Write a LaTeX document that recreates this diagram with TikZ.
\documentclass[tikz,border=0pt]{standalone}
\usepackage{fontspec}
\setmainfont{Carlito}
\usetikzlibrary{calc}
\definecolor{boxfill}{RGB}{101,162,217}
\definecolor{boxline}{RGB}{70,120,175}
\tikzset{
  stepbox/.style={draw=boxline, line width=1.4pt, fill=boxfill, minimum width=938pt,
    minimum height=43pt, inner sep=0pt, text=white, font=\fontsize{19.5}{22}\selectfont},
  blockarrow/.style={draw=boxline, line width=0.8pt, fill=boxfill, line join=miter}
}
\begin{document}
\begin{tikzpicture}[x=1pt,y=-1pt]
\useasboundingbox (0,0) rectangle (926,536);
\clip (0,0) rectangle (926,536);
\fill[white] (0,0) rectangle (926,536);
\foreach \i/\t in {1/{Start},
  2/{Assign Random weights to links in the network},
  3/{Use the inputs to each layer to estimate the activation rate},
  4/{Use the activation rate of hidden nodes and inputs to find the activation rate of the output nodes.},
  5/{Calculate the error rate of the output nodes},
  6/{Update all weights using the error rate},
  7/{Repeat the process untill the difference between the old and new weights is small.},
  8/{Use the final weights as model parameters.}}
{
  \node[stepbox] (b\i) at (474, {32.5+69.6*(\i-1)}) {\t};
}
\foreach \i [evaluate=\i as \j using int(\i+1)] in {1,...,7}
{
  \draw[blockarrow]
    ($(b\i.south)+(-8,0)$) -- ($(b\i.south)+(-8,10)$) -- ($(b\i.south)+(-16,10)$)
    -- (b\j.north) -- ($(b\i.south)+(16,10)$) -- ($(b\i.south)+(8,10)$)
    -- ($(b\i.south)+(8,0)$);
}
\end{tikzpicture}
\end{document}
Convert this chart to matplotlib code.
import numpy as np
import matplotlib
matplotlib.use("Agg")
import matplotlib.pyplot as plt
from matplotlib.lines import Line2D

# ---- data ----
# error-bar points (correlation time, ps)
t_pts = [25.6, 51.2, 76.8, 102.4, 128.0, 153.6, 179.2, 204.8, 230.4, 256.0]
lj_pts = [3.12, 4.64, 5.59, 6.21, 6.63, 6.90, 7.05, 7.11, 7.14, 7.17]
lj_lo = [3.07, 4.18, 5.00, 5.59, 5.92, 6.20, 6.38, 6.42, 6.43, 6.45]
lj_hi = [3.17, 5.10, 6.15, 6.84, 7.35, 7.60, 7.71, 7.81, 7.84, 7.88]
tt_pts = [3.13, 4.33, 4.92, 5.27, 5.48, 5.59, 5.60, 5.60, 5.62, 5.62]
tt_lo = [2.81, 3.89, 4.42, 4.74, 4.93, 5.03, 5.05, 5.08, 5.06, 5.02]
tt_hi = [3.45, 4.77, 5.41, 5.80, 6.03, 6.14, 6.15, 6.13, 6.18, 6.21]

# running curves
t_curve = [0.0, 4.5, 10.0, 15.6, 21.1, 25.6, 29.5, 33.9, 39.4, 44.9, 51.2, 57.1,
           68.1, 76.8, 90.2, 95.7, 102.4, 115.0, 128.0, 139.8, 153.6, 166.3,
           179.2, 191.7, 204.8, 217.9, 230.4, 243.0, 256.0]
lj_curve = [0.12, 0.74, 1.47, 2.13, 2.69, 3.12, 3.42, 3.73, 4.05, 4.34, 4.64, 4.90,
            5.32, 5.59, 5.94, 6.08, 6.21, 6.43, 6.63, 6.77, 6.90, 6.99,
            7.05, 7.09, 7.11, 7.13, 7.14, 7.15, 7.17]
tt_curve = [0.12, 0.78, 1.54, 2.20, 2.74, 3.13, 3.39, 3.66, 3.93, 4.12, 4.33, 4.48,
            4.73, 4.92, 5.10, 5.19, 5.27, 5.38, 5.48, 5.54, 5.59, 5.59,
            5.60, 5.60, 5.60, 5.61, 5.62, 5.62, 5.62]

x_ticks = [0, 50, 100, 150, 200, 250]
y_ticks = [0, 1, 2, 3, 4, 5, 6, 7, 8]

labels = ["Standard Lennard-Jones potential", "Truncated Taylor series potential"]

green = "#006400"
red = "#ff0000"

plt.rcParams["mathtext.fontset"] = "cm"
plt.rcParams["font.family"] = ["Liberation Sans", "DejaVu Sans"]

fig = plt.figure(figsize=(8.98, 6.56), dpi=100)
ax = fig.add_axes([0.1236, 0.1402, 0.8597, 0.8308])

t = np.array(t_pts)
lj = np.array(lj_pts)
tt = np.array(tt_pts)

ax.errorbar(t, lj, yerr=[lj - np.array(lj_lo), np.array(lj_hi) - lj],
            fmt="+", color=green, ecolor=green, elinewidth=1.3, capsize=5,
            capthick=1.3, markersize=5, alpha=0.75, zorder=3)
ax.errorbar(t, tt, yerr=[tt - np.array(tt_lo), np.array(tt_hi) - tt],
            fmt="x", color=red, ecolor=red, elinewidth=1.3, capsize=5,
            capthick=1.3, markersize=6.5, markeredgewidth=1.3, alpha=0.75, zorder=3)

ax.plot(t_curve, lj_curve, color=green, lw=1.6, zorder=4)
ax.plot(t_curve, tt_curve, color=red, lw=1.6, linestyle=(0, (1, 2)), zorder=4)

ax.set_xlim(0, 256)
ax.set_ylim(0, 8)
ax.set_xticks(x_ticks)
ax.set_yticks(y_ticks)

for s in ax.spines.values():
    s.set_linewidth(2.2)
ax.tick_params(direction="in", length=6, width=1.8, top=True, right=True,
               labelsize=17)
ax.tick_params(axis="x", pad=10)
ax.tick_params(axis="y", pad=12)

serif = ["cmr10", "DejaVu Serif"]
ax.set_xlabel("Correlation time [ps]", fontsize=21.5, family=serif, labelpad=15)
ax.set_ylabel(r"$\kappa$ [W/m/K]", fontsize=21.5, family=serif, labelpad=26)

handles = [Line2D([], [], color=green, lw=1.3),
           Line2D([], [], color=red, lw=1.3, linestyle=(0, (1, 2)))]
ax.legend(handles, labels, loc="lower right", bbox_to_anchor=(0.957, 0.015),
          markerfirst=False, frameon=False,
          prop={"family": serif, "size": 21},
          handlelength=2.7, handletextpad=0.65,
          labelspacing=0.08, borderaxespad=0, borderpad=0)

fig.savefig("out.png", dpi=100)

==*==

● **Exercise**: Retype the portion of the data above that starts on the line with "Convert this chart to matplotlib code." and finishes on the line with "6.13, 6.18, 6.21]", including both of those lines.

● **Problem solution**:
Convert this chart to matplotlib code.
import numpy as np
import matplotlib
matplotlib.use("Agg")
import matplotlib.pyplot as plt
from matplotlib.lines import Line2D

# ---- data ----
# error-bar points (correlation time, ps)
t_pts = [25.6, 51.2, 76.8, 102.4, 128.0, 153.6, 179.2, 204.8, 230.4, 256.0]
lj_pts = [3.12, 4.64, 5.59, 6.21, 6.63, 6.90, 7.05, 7.11, 7.14, 7.17]
lj_lo = [3.07, 4.18, 5.00, 5.59, 5.92, 6.20, 6.38, 6.42, 6.43, 6.45]
lj_hi = [3.17, 5.10, 6.15, 6.84, 7.35, 7.60, 7.71, 7.81, 7.84, 7.88]
tt_pts = [3.13, 4.33, 4.92, 5.27, 5.48, 5.59, 5.60, 5.60, 5.62, 5.62]
tt_lo = [2.81, 3.89, 4.42, 4.74, 4.93, 5.03, 5.05, 5.08, 5.06, 5.02]
tt_hi = [3.45, 4.77, 5.41, 5.80, 6.03, 6.14, 6.15, 6.13, 6.18, 6.21]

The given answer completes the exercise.